ChatGPT's advanced abilities, such as debugging code, writing an essay or cracking a joke, have led to its massive popularity. Despite its abilities, its assistance has been limited to text -- but that is going to change.
On Tuesday, OpenAI unveiled GPT-4, a large multimodal model that accepts both text and image inputs and outputs text.
Also: How to make ChatGPT provide sources and citations
The distinction between GPT-3.5 and GPT-4 will be "subtle" in casual conversation. However, the new model will be way more capable in terms of reliability, creativity, and even intelligence.
According to OpenAI, GPT-4 scored in the top 10% of a simulated bar exam, while GPT-3.5 scored around the bottom 10%. GPT-4 also outperformed GPT-3.5 in a series of benchmark tests as seen by the graph below.

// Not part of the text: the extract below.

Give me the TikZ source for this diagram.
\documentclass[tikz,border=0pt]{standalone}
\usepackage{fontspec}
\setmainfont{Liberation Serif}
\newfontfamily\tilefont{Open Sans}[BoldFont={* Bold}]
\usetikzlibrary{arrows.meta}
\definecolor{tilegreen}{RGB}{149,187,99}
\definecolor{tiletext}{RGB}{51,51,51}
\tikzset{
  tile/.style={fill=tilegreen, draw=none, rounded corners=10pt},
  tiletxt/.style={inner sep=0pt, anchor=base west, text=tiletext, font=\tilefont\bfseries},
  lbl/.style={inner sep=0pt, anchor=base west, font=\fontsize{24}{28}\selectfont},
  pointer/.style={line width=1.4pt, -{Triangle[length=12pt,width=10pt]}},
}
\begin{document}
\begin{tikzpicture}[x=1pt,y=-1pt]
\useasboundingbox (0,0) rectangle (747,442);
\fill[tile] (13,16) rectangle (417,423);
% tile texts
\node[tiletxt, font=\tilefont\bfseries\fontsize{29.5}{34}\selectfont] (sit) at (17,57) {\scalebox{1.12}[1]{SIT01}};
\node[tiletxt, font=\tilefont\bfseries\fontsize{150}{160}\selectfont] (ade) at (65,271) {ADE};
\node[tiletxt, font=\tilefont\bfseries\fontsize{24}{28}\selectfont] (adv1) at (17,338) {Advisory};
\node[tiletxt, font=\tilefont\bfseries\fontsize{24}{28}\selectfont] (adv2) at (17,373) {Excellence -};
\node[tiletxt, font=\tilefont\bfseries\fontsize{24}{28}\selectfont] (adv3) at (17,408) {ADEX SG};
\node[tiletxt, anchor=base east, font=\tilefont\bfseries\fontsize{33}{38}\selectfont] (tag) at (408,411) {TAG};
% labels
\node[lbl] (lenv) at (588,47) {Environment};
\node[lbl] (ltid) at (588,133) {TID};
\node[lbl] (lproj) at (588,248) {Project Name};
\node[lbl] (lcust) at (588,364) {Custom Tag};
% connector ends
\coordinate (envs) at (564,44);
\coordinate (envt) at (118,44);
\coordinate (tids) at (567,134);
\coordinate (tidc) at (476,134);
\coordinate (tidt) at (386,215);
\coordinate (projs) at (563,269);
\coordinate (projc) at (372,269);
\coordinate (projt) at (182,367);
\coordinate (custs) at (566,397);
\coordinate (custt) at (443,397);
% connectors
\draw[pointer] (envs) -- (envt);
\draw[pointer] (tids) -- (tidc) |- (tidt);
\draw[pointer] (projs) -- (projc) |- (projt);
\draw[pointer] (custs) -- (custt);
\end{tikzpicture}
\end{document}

For context, ChatGPT runs on a language model fine-tuned from a model in the 3.5 series, which limit the chatbot to text output.
OpenAI's GPT-4 announcement followed an address from Andreas Braun, CTO of Microsoft Germany, last week, in which he said GPT-4 would be coming soon and would allow for the possibility of text-to-video generation.

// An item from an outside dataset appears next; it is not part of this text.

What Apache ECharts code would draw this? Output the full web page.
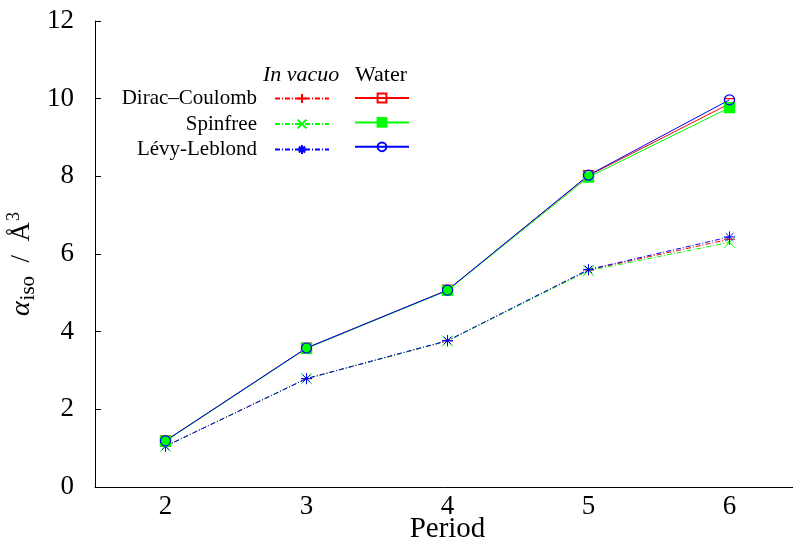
<!DOCTYPE html>
<html>
<head>
<meta charset="utf-8">
<script src="https://cdn.jsdelivr.net/npm/echarts@6/dist/echarts.min.js"></script>
<style>
  html, body { margin: 0; padding: 0; background: #fff; }
  #main { width: 793px; height: 545px; }
</style>
</head>
<body>
<div id="main"></div>
<script>
  const periods = ["2", "3", "4", "5", "6"];
  const yTicks = [0, 2, 4, 6, 8, 10, 12];

  // in vacuo
  const dcVacuo = [1.05, 2.79, 3.76, 5.59, 6.38];
  const sfVacuo = [1.05, 2.79, 3.76, 5.57, 6.3];
  const llVacuo = [1.05, 2.79, 3.77, 5.6, 6.44];
  // water
  const dcWater = [1.19, 3.58, 5.07, 8.02, 9.87];
  const sfWater = [1.18, 3.57, 5.06, 7.98, 9.77];
  const llWater = [1.19, 3.58, 5.07, 8.03, 9.97];

  const font = "Liberation Serif";
  const RED = "#ff0000", GREEN = "#00ff00", BLUE = "#0000ff";
  const dashDot = [5, 2, 1, 2];

  const plus = "path://M5,0L5,10M0,5L10,5";
  const cross = "path://M0,0L10,10M0,10L10,0";
  const star = "path://M5,0L5,10M0,5L10,5M1.5,1.5L8.5,8.5M1.5,8.5L8.5,1.5";

  const vacuoSeries = (name, data, color, symbol) => ({
    name: name,
    type: "line",
    data: data,
    symbol: symbol,
    symbolSize: 11,
    lineStyle: { color: color, width: 1, type: dashDot },
    itemStyle: { color: color, borderColor: color, borderWidth: 1 },
    emphasis: { disabled: true },
    animation: false,
  });

  const waterSeries = (name, data, color, symbol, fill) => ({
    name: name,
    type: "line",
    data: data,
    symbol: symbol,
    symbolSize: 10,
    lineStyle: { color: color, width: 1 },
    itemStyle: { color: fill, borderColor: color, borderWidth: 1.2 },
    emphasis: { disabled: true },
    animation: false,
  });

  const myChart = echarts.init(document.getElementById("main"));

  const option = {
    backgroundColor: "#fff",
    textStyle: { fontFamily: font, color: "#000" },
    grid: { left: 95, top: 21, width: 705, bottom: 58, containLabel: false, outerBoundsMode: "none" },
    xAxis: {
      type: "category",
      data: periods,
      boundaryGap: true,
      name: "Period",
      nameLocation: "middle",
      nameGap: 28,
      nameMoveOverlap: false,
      nameTextStyle: { fontFamily: font, fontSize: 29, color: "#000" },
      axisLine: { lineStyle: { color: "#000", width: 1 } },
      axisTick: { inside: true, alignWithLabel: true, length: 6, lineStyle: { color: "#000" } },
      axisLabel: { fontFamily: font, fontSize: 27, color: "#000", margin: 6 },
      splitLine: { show: false },
    },
    yAxis: {
      type: "value",
      min: yTicks[0],
      max: yTicks[yTicks.length - 1],
      interval: 2,
      name: "{a|α}{s|iso}{n|\u2002/\u2002Å}{p|3}",
      nameLocation: "middle",
      nameRotate: 90,
      nameGap: 56,
      nameMoveOverlap: false,
      nameTextStyle: {
        fontFamily: font,
        color: "#000",
        rich: {
          a: { fontFamily: font, fontSize: 28, fontStyle: "italic", color: "#000" },
          s: { fontFamily: font, fontSize: 21, color: "#000", padding: [13, 0, 0, 1] },
          n: { fontFamily: font, fontSize: 27, color: "#000" },
          p: { fontFamily: font, fontSize: 18, color: "#000", padding: [0, 20, 15, 1] },
        },
      },
      axisLine: { show: true, lineStyle: { color: "#000", width: 1 } },
      axisTick: { show: true, inside: true, length: 6, lineStyle: { color: "#000" } },
      axisLabel: { fontFamily: font, fontSize: 27, color: "#000", margin: 21 },
      splitLine: { show: false },
    },
    legend: [
      {
        orient: "vertical",
        align: "right",
        right: 793 - 330,
        top: 88,
        padding: 0,
        itemWidth: 54,
        itemHeight: 11,
        itemGap: 4.5,
        textStyle: { fontFamily: font, fontSize: 21, lineHeight: 20, color: "#000", padding: [0, 13, 0, 0] },
        data: ["Dirac–Coulomb", "Spinfree", "Lévy-Leblond"],
        selectedMode: false,
      },
      {
        orient: "vertical",
        align: "left",
        left: 354,
        top: 92.5,
        padding: 0,
        itemWidth: 54,
        itemHeight: 11,
        itemGap: 13.5,
        formatter: () => "",
        data: ["DC water", "SF water", "LL water"],
        selectedMode: false,
      },
    ],
    graphic: [
      {
        type: "text",
        left: 263,
        top: 64,
        style: { text: "In vacuo", font: "italic 22px 'Liberation Serif'", fill: "#000" },
      },
      {
        type: "text",
        left: 355,
        top: 64,
        style: { text: "Water", font: "22px 'Liberation Serif'", fill: "#000" },
      },
    ],
    series: [
      vacuoSeries("Dirac–Coulomb", dcVacuo, RED, plus),
      vacuoSeries("Spinfree", sfVacuo, GREEN, cross),
      vacuoSeries("Lévy-Leblond", llVacuo, BLUE, star),
      waterSeries("DC water", dcWater, RED, "rect", "rgba(0,0,0,0)"),
      waterSeries("SF water", sfWater, GREEN, "rect", GREEN),
      waterSeries("LL water", llWater, BLUE, "circle", "rgba(0,0,0,0)"),
    ],
  };

  option && myChart.setOption(option);
</script>
</body>
</html>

Also: How does ChatGPT work?
"We will introduce GPT-4 next week; there we will have multimodal models that will offer completely different possibilities -- for example, videos," said Braun according to Heise, a German news outlet at event.
Despite GPT-4 being multimodal, the claims of a text-to-video generator were a bit off. The model can't quite produce video yet, but it can accept visual inputs which is a major change from the previous model.

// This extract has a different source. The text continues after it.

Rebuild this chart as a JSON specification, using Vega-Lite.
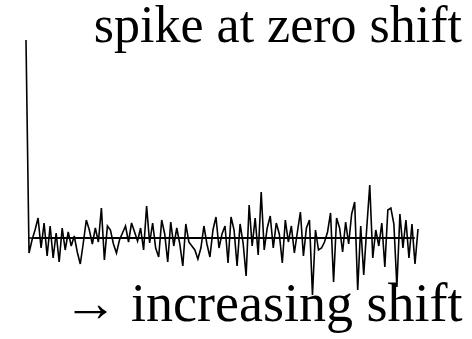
{
  "$schema": "https://vega.github.io/schema/vega-lite/v6.json",
  "autosize": "none",
  "width": 392,
  "height": 258,
  "padding": {"left": 26, "top": 40, "right": 54, "bottom": 41},
  "background": "white",
  "config": {"view": {"stroke": null}},
  "title": {
    "text": "spike at zero shift",
    "anchor": "end",
    "font": "Liberation Serif",
    "fontSize": 52,
    "fontWeight": "normal",
    "color": "black",
    "baseline": "alphabetic",
    "offset": 0,
    "dx": 0,
    "dy": 57
  },
  "data": {
    "values": [
      {"i":0,"v":198},{"i":1,"v":-15},{"i":2,"v":-2},{"i":3,"v":8},{"i":4,"v":20},{"i":5,"v":-10},{"i":6,"v":15},{"i":7,"v":-18},{"i":8,"v":12},{"i":9,"v":-20},
      {"i":10,"v":5},{"i":11,"v":-24},{"i":12,"v":10},{"i":13,"v":-12},{"i":14,"v":6},{"i":15,"v":-8},{"i":16,"v":2},{"i":17,"v":-14},{"i":18,"v":-26},{"i":19,"v":-5},
      {"i":20,"v":18},{"i":21,"v":8},{"i":22,"v":-6},{"i":23,"v":10},{"i":24,"v":-4},{"i":25,"v":30},{"i":26,"v":-22},{"i":27,"v":12},{"i":28,"v":8},{"i":29,"v":-6},
      {"i":30,"v":-15},{"i":31,"v":-2},{"i":32,"v":5},{"i":33,"v":12},{"i":34,"v":-4},{"i":35,"v":15},{"i":36,"v":6},{"i":37,"v":-3},{"i":38,"v":10},{"i":39,"v":-12},
      {"i":40,"v":32},{"i":41,"v":-5},{"i":42,"v":15},{"i":43,"v":-10},{"i":44,"v":-19},{"i":45,"v":18},{"i":46,"v":4},{"i":47,"v":-24},{"i":48,"v":16},{"i":49,"v":-8},
      {"i":50,"v":10},{"i":51,"v":-6},{"i":52,"v":-28},{"i":53,"v":14},{"i":54,"v":-4},{"i":55,"v":-8},{"i":56,"v":-12},{"i":57,"v":-21},{"i":58,"v":-10},{"i":59,"v":12},
      {"i":60,"v":-6},{"i":61,"v":-19},{"i":62,"v":8},{"i":63,"v":21},{"i":64,"v":-10},{"i":65,"v":4},{"i":66,"v":12},{"i":67,"v":-25},{"i":68,"v":21},{"i":69,"v":8},
      {"i":70,"v":-28},{"i":71,"v":14},{"i":72,"v":-5},{"i":73,"v":-38},{"i":74,"v":33},{"i":75,"v":-8},{"i":76,"v":20},{"i":77,"v":-17},{"i":78,"v":46},{"i":79,"v":-12},
      {"i":80,"v":10},{"i":81,"v":22},{"i":82,"v":-10},{"i":83,"v":15},{"i":84,"v":4},{"i":85,"v":-25},{"i":86,"v":18},{"i":87,"v":-4},{"i":88,"v":12},{"i":89,"v":-15},
      {"i":90,"v":6},{"i":91,"v":26},{"i":92,"v":-18},{"i":93,"v":10},{"i":94,"v":18},{"i":95,"v":-57},{"i":96,"v":8},{"i":97,"v":-12},{"i":98,"v":-10},{"i":99,"v":-4},
      {"i":100,"v":6},{"i":101,"v":25},{"i":102,"v":-44},{"i":103,"v":20},{"i":104,"v":10},{"i":105,"v":-14},{"i":106,"v":16},{"i":107,"v":-6},{"i":108,"v":24},{"i":109,"v":36},
      {"i":110,"v":-52},{"i":111,"v":12},{"i":112,"v":-37},{"i":113,"v":10},{"i":114,"v":53},{"i":115,"v":-20},{"i":116,"v":8},{"i":117,"v":-8},{"i":118,"v":15},{"i":119,"v":-29},
      {"i":120,"v":28},{"i":121,"v":30},{"i":122,"v":14},{"i":123,"v":-49},{"i":124,"v":24},{"i":125,"v":-10},{"i":126,"v":18},{"i":127,"v":-20},{"i":128,"v":14},{"i":129,"v":-26},
      {"i":130,"v":9}
    ]
  },
  "encoding": {
    "x": {
      "field": "i", "type": "quantitative",
      "scale": {"domain": [0, 130], "nice": false, "zero": false},
      "axis": {
        "title": "→ increasing shift",
        "labels": false, "ticks": false, "domain": false, "grid": false,
        "titleFont": "Liberation Serif", "titleFontSize": 54, "titleFontWeight": "normal",
        "titleColor": "black", "titleAnchor": "end", "titleAlign": "right",
        "titleBaseline": "alphabetic", "titleX": 436, "titleY": 22
      }
    },
    "y": {
      "field": "v", "type": "quantitative",
      "scale": {"domain": [-60, 198], "nice": false, "zero": false},
      "axis": null
    }
  },
  "layer": [
    {
      "mark": {"type": "line", "color": "black", "strokeWidth": 1.6}
    },
    {
      "mark": {"type": "rule", "color": "black", "strokeWidth": 1.6},
      "encoding": {"x": {"aggregate": "min", "field": "i", "type": "quantitative"}, "x2": {"aggregate": "max", "field": "i"}, "y": {"datum": 0}}
    }
  ]
}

One of the examples OpenAI provided to showcase this feature shows ChatGPT scanning an image in an attempt to figure out what about the photo was funny, per the user's input.
Other examples included uploading an image of a graph and asking GPT-4 to make calculations from or uploading a worksheet and asking it to solve the questions.
Also: 5 ways ChatGPT can help you write an essay
OpenAI says it will be releasing GPT-4's text input capability via ChatGPT and its API via a waitlist. You will have to wait a bit longer for the image input feature since OpenAI is collaborating with a single partner to get that started.
If you are disappointed about not having a text-to-video generator, don't worry, it's not a completely new concept. Tech giants such as Meta and Google already having models in the works. Meta has Make-A-Video and Google has Imagen Video, which both use AI to produce video from user input.